--- Begin Dataset content ---
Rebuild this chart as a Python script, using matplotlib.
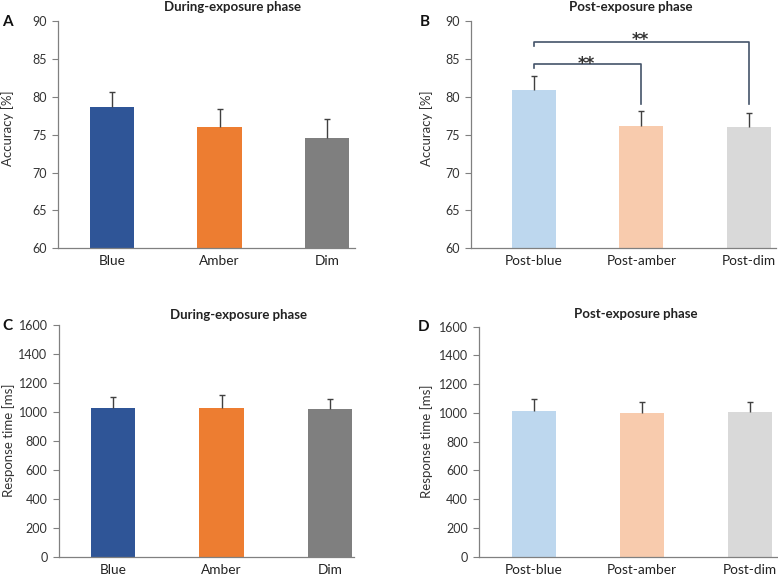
import numpy as np
import matplotlib.pyplot as plt

plt.rcParams['font.family'] = ['Lato', 'DejaVu Sans']

# data
during_labels = ['Blue', 'Amber', 'Dim']
post_labels = ['Post-blue', 'Post-amber', 'Post-dim']
during_colors = ['#2F5597', '#ED7D31', '#7F7F7F']
post_colors = ['#BDD7EE', '#F8CBAD', '#D9D9D9']

acc_during = [78.7, 76.0, 74.55]
acc_during_err = [1.9, 2.4, 2.45]
acc_post = [80.9, 76.2, 76.05]
acc_post_err = [1.8, 1.9, 1.85]

rt_during = [1030, 1027, 1020]
rt_during_err = [71, 92, 67]
rt_post = [1016, 1000, 1007]
rt_post_err = [80, 78, 70]

W, H = 778, 577
fig = plt.figure(figsize=(W / 100, H / 100), dpi=100)


def px_ax(x0, y0, x1, y1):
    # axes from pixel box (top-left origin)
    return fig.add_axes([x0 / W, 1 - y1 / H, (x1 - x0) / W, (y1 - y0) / H])


def ptext(x, y, s, **kw):
    fig.text(x / W, 1 - y / H, s, **kw)


def panel(ax, vals, errs, labels, colors, xlim, ylim, yticks):
    ind = np.arange(len(vals))
    ax.bar(ind, np.array(vals) - ylim[0], 0.41, bottom=ylim[0], color=colors, zorder=2)
    eb = ax.errorbar(ind, vals, yerr=[np.zeros(len(errs)), errs], fmt='none',
                     ecolor='#404040', elinewidth=1.0, capsize=2.5, capthick=1.0, zorder=3)
    eb[1][0].set_visible(False)  # no cap at bar top
    ax.set_xlim(*xlim)
    ax.set_ylim(*ylim)
    ax.set_yticks(yticks)
    ax.set_xticks(ind)
    ax.set_xticklabels(labels, fontsize=9.8, color='#222222')
    ax.tick_params(axis='x', length=0, pad=5)
    ax.tick_params(axis='y', length=4, width=0.8, color='#808080', labelsize=9, labelcolor='#333333', pad=4)
    for s in ['top', 'right']:
        ax.spines[s].set_visible(False)
    for s in ['left', 'bottom']:
        ax.spines[s].set_color('#808080')
        ax.spines[s].set_linewidth(0.9)


axA = px_ax(58, 21, 355, 248.3)
panel(axA, acc_during, acc_during_err, during_labels, during_colors,
      (-0.502, 2.26), (60, 90), range(60, 91, 5))
axB = px_ax(471, 21, 776, 248.3)
panel(axB, acc_post, acc_post_err, post_labels, post_colors,
      (-0.587, 2.255), (60, 90), range(60, 91, 5))
axC = px_ax(58.7, 325, 354, 556.7)
panel(axC, rt_during, rt_during_err, during_labels, during_colors,
      (-0.5, 2.22), (0, 1600), range(0, 1601, 200))
axD = px_ax(479, 326.7, 777, 556.7)
panel(axD, rt_post, rt_post_err, post_labels, post_colors,
      (-0.51, 2.25), (0, 1600), range(0, 1601, 200))

# significance brackets in panel B
bc = '#44546A'
axB.plot([0, 0, 1, 1], [83.8, 84.3, 84.3, 79.0], color=bc, lw=1.2, clip_on=False)
axB.plot([0, 0, 2, 2], [86.7, 87.2, 87.2, 79.0], color=bc, lw=1.2, clip_on=False)
skw = dict(ha='center', va='baseline', fontsize=12, fontweight='bold',
           color='#333333', family='DejaVu Sans')
axB.text(0.485, 83.64, '**', **skw)
axB.text(0.995, 86.85, '**', **skw)

# titles, panel letters, y labels
tkw = dict(ha='center', va='center', fontsize=9.5, fontweight='bold', color='#222222')
ptext(232, 7, 'During-exposure phase', **tkw)
ptext(631, 7, 'Post-exposure phase', **tkw)
ptext(238, 315, 'During-exposure phase', **tkw)
ptext(636, 314, 'Post-exposure phase', **tkw)

lkw = dict(ha='left', va='center', fontsize=11, fontweight='bold', color='#111111')
ptext(2, 22, 'A', **lkw)
ptext(420, 22, 'B', **lkw)
ptext(2, 326, 'C', **lkw)
ptext(418, 327, 'D', **lkw)

ykw = dict(ha='center', va='center', rotation=90, fontsize=9.5, color='#333333')
ptext(8, 128, 'Accuracy [%]', **ykw)
ptext(427, 128, 'Accuracy [%]', **ykw)
ptext(9, 440, 'Response time [ms]', **ykw)
ptext(427, 441, 'Response time [ms]', **ykw)

fig.savefig('out.png', dpi=100)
--- End Dataset content ---
▶ Work to be completed
Repeat the data exactly, without the pictures.

▶ Output of the exercise
Rebuild this chart as a Python script, using matplotlib.
import numpy as np
import matplotlib.pyplot as plt

plt.rcParams['font.family'] = ['Lato', 'DejaVu Sans']

# data
during_labels = ['Blue', 'Amber', 'Dim']
post_labels = ['Post-blue', 'Post-amber', 'Post-dim']
during_colors = ['#2F5597', '#ED7D31', '#7F7F7F']
post_colors = ['#BDD7EE', '#F8CBAD', '#D9D9D9']

acc_during = [78.7, 76.0, 74.55]
acc_during_err = [1.9, 2.4, 2.45]
acc_post = [80.9, 76.2, 76.05]
acc_post_err = [1.8, 1.9, 1.85]

rt_during = [1030, 1027, 1020]
rt_during_err = [71, 92, 67]
rt_post = [1016, 1000, 1007]
rt_post_err = [80, 78, 70]

W, H = 778, 577
fig = plt.figure(figsize=(W / 100, H / 100), dpi=100)


def px_ax(x0, y0, x1, y1):
    # axes from pixel box (top-left origin)
    return fig.add_axes([x0 / W, 1 - y1 / H, (x1 - x0) / W, (y1 - y0) / H])


def ptext(x, y, s, **kw):
    fig.text(x / W, 1 - y / H, s, **kw)


def panel(ax, vals, errs, labels, colors, xlim, ylim, yticks):
    ind = np.arange(len(vals))
    ax.bar(ind, np.array(vals) - ylim[0], 0.41, bottom=ylim[0], color=colors, zorder=2)
    eb = ax.errorbar(ind, vals, yerr=[np.zeros(len(errs)), errs], fmt='none',
                     ecolor='#404040', elinewidth=1.0, capsize=2.5, capthick=1.0, zorder=3)
    eb[1][0].set_visible(False)  # no cap at bar top
    ax.set_xlim(*xlim)
    ax.set_ylim(*ylim)
    ax.set_yticks(yticks)
    ax.set_xticks(ind)
    ax.set_xticklabels(labels, fontsize=9.8, color='#222222')
    ax.tick_params(axis='x', length=0, pad=5)
    ax.tick_params(axis='y', length=4, width=0.8, color='#808080', labelsize=9, labelcolor='#333333', pad=4)
    for s in ['top', 'right']:
        ax.spines[s].set_visible(False)
    for s in ['left', 'bottom']:
        ax.spines[s].set_color('#808080')
        ax.spines[s].set_linewidth(0.9)


axA = px_ax(58, 21, 355, 248.3)
panel(axA, acc_during, acc_during_err, during_labels, during_colors,
      (-0.502, 2.26), (60, 90), range(60, 91, 5))
axB = px_ax(471, 21, 776, 248.3)
panel(axB, acc_post, acc_post_err, post_labels, post_colors,
      (-0.587, 2.255), (60, 90), range(60, 91, 5))
axC = px_ax(58.7, 325, 354, 556.7)
panel(axC, rt_during, rt_during_err, during_labels, during_colors,
      (-0.5, 2.22), (0, 1600), range(0, 1601, 200))
axD = px_ax(479, 326.7, 777, 556.7)
panel(axD, rt_post, rt_post_err, post_labels, post_colors,
      (-0.51, 2.25), (0, 1600), range(0, 1601, 200))

# significance brackets in panel B
bc = '#44546A'
axB.plot([0, 0, 1, 1], [83.8, 84.3, 84.3, 79.0], color=bc, lw=1.2, clip_on=False)
axB.plot([0, 0, 2, 2], [86.7, 87.2, 87.2, 79.0], color=bc, lw=1.2, clip_on=False)
skw = dict(ha='center', va='baseline', fontsize=12, fontweight='bold',
           color='#333333', family='DejaVu Sans')
axB.text(0.485, 83.64, '**', **skw)
axB.text(0.995, 86.85, '**', **skw)

# titles, panel letters, y labels
tkw = dict(ha='center', va='center', fontsize=9.5, fontweight='bold', color='#222222')
ptext(232, 7, 'During-exposure phase', **tkw)
ptext(631, 7, 'Post-exposure phase', **tkw)
ptext(238, 315, 'During-exposure phase', **tkw)
ptext(636, 314, 'Post-exposure phase', **tkw)

lkw = dict(ha='left', va='center', fontsize=11, fontweight='bold', color='#111111')
ptext(2, 22, 'A', **lkw)
ptext(420, 22, 'B', **lkw)
ptext(2, 326, 'C', **lkw)
ptext(418, 327, 'D', **lkw)

ykw = dict(ha='center', va='center', rotation=90, fontsize=9.5, color='#333333')
ptext(8, 128, 'Accuracy [%]', **ykw)
ptext(427, 128, 'Accuracy [%]', **ykw)
ptext(9, 440, 'Response time [ms]', **ykw)
ptext(427, 441, 'Response time [ms]', **ykw)

fig.savefig('out.png', dpi=100)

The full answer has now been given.